§ TASK TO CARRY OUT
Report all lines from the entries below in which "script" appears.

§ GIVEN ENTRIES
※
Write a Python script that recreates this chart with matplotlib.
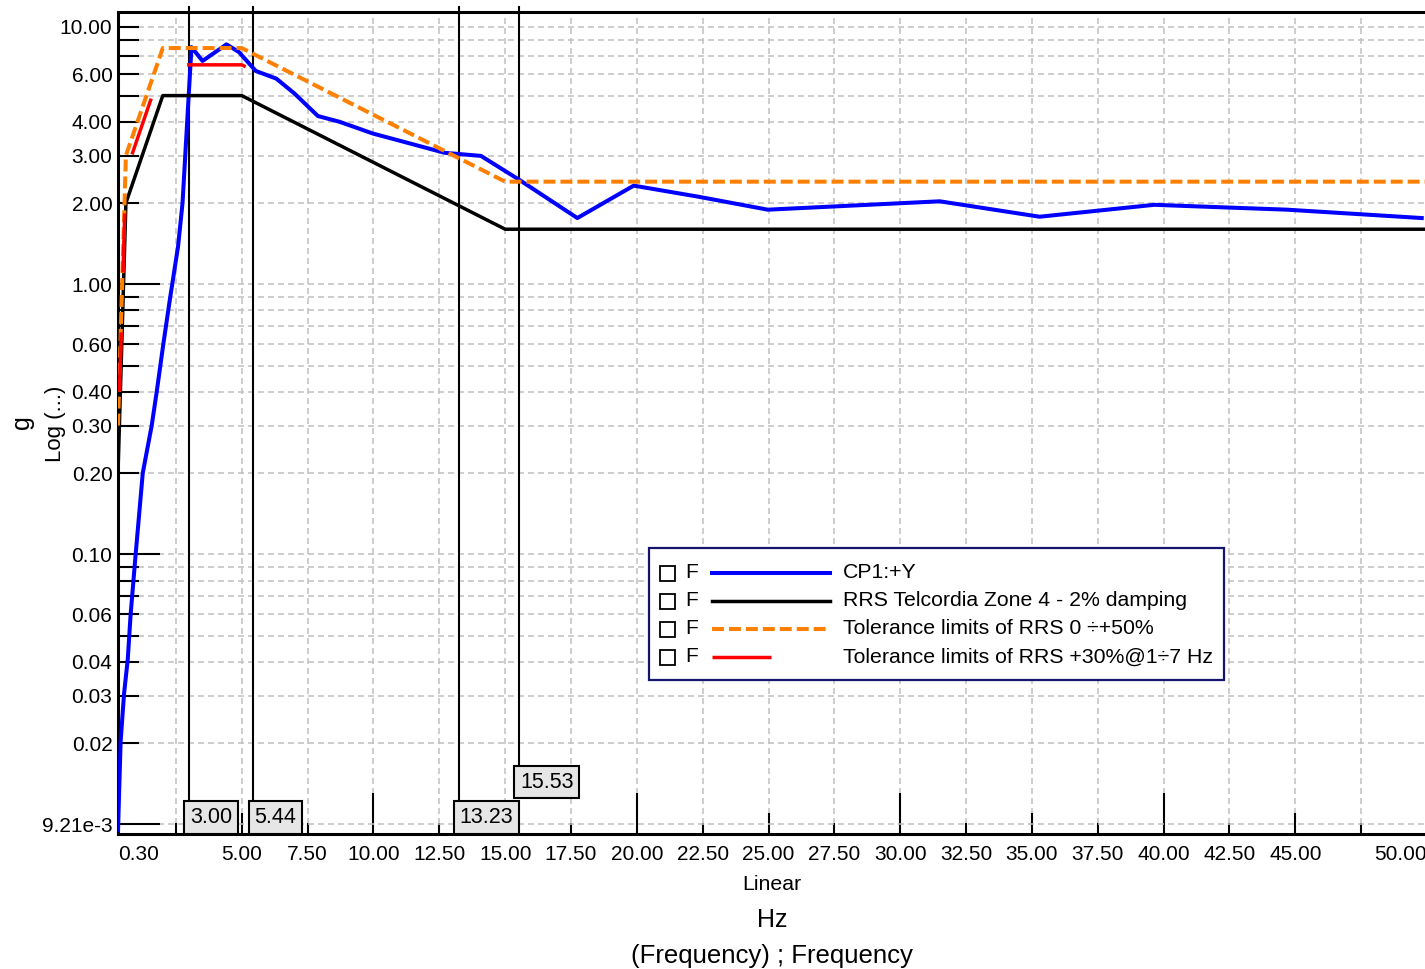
※
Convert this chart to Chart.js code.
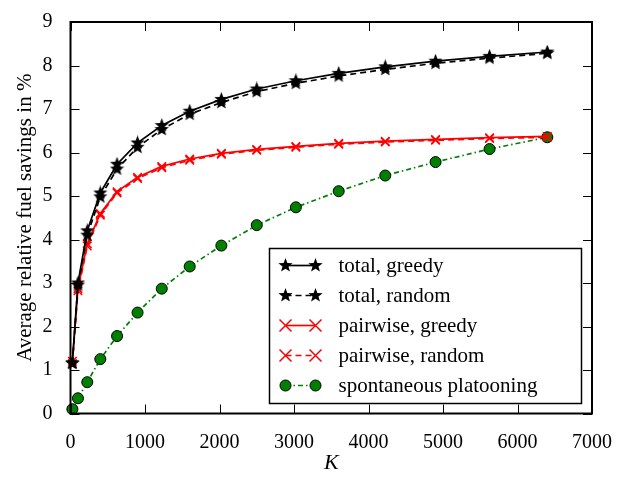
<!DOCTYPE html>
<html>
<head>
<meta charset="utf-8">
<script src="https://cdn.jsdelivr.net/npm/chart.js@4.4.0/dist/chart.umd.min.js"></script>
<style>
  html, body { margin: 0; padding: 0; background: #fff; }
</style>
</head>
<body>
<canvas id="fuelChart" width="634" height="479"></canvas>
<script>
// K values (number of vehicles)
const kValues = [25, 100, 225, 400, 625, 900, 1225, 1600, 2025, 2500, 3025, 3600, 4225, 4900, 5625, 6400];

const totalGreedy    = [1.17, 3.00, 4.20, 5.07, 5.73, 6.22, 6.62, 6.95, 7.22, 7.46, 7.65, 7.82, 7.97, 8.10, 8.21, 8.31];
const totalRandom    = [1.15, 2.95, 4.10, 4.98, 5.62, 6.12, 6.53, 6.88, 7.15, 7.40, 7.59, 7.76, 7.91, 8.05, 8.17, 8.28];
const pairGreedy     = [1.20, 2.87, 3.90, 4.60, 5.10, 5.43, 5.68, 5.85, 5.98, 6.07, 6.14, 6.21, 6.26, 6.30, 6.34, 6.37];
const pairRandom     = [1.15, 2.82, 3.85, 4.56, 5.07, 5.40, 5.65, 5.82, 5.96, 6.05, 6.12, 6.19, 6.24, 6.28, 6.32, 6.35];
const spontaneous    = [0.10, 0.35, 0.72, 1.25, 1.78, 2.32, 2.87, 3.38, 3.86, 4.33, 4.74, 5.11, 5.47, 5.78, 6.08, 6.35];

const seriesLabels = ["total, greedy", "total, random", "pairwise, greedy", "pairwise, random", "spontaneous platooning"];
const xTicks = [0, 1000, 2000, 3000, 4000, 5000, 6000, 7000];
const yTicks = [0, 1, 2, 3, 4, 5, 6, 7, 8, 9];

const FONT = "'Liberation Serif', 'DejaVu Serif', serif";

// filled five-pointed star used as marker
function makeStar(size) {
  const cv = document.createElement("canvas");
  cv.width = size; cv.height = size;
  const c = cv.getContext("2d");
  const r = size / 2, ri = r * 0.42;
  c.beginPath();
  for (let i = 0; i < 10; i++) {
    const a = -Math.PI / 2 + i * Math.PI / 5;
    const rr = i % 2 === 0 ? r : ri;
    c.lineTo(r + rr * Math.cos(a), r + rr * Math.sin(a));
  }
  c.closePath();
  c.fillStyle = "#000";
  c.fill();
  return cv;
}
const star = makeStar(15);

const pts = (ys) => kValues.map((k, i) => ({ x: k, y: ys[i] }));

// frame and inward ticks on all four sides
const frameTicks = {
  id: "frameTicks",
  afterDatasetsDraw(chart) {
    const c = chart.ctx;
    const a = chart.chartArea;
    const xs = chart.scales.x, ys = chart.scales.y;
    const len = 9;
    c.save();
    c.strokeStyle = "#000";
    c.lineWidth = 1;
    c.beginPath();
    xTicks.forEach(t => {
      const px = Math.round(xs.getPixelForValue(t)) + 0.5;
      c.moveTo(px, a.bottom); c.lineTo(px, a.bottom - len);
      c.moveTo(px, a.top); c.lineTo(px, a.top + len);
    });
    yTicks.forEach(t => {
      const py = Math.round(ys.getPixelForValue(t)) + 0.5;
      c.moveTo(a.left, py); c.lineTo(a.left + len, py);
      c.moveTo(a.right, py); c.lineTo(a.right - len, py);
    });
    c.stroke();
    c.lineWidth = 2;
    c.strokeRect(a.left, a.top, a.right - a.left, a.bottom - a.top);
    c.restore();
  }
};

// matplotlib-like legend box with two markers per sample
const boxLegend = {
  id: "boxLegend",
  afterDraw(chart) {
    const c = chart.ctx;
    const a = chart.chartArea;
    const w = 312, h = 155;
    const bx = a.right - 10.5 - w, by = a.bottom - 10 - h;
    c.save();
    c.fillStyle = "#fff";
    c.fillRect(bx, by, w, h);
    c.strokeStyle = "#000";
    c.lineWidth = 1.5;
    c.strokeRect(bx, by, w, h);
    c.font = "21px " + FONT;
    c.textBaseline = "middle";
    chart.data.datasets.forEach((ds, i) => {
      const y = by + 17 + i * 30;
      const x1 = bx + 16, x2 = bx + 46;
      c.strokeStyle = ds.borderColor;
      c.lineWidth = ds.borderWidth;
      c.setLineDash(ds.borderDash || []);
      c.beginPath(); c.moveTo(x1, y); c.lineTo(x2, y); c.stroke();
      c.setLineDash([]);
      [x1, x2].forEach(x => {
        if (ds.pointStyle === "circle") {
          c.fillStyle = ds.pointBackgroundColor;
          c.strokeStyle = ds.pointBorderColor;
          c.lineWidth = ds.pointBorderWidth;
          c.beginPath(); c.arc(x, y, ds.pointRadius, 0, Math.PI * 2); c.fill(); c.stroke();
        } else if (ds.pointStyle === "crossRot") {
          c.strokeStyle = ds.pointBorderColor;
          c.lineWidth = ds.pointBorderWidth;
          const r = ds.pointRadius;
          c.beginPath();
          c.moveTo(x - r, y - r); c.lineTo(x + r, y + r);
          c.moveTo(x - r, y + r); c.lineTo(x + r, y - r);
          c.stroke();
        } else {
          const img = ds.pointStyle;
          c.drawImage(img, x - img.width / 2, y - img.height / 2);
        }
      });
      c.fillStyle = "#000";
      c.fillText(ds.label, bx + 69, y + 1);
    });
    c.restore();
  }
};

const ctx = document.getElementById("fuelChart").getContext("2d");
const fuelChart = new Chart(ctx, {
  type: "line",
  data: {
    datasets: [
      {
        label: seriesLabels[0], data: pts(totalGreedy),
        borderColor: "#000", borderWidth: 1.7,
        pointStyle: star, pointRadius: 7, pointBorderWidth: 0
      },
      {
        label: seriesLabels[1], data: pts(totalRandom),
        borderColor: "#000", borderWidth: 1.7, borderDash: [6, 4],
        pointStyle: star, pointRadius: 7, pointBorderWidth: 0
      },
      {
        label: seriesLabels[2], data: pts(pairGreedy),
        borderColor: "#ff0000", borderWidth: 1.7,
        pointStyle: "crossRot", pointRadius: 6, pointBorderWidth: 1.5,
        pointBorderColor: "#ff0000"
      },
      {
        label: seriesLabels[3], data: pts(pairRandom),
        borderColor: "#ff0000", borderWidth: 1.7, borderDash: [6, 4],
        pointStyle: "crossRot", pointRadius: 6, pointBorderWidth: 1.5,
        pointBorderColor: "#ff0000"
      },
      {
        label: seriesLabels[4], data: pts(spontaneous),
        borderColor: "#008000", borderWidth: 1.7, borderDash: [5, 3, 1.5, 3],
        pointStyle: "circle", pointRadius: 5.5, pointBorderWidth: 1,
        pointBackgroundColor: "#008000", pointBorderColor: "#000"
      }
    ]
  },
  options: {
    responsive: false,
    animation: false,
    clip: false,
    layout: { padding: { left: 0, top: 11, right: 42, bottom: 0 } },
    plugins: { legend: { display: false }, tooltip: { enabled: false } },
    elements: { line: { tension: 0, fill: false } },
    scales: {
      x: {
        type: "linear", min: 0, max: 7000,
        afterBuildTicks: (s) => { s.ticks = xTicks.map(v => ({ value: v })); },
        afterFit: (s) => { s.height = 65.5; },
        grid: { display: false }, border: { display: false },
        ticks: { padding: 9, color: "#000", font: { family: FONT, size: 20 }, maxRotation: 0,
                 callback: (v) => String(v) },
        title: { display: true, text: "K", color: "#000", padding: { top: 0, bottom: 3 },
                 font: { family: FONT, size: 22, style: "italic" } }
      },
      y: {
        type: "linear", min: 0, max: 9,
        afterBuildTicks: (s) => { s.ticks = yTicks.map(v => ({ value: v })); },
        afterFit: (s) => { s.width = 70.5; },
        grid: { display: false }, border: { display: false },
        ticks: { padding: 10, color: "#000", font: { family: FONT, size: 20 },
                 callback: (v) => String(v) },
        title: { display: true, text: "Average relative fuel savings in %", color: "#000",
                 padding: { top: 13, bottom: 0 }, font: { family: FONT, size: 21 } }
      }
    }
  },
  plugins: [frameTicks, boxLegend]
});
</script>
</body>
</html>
※
§ SOLUTION FOR THIS TASK
Write a Python script that recreates this chart with matplotlib.
<script src="https://cdn.jsdelivr.net/npm/chart.js@4.4.0/dist/chart.umd.min.js"></script>
<script>
</script>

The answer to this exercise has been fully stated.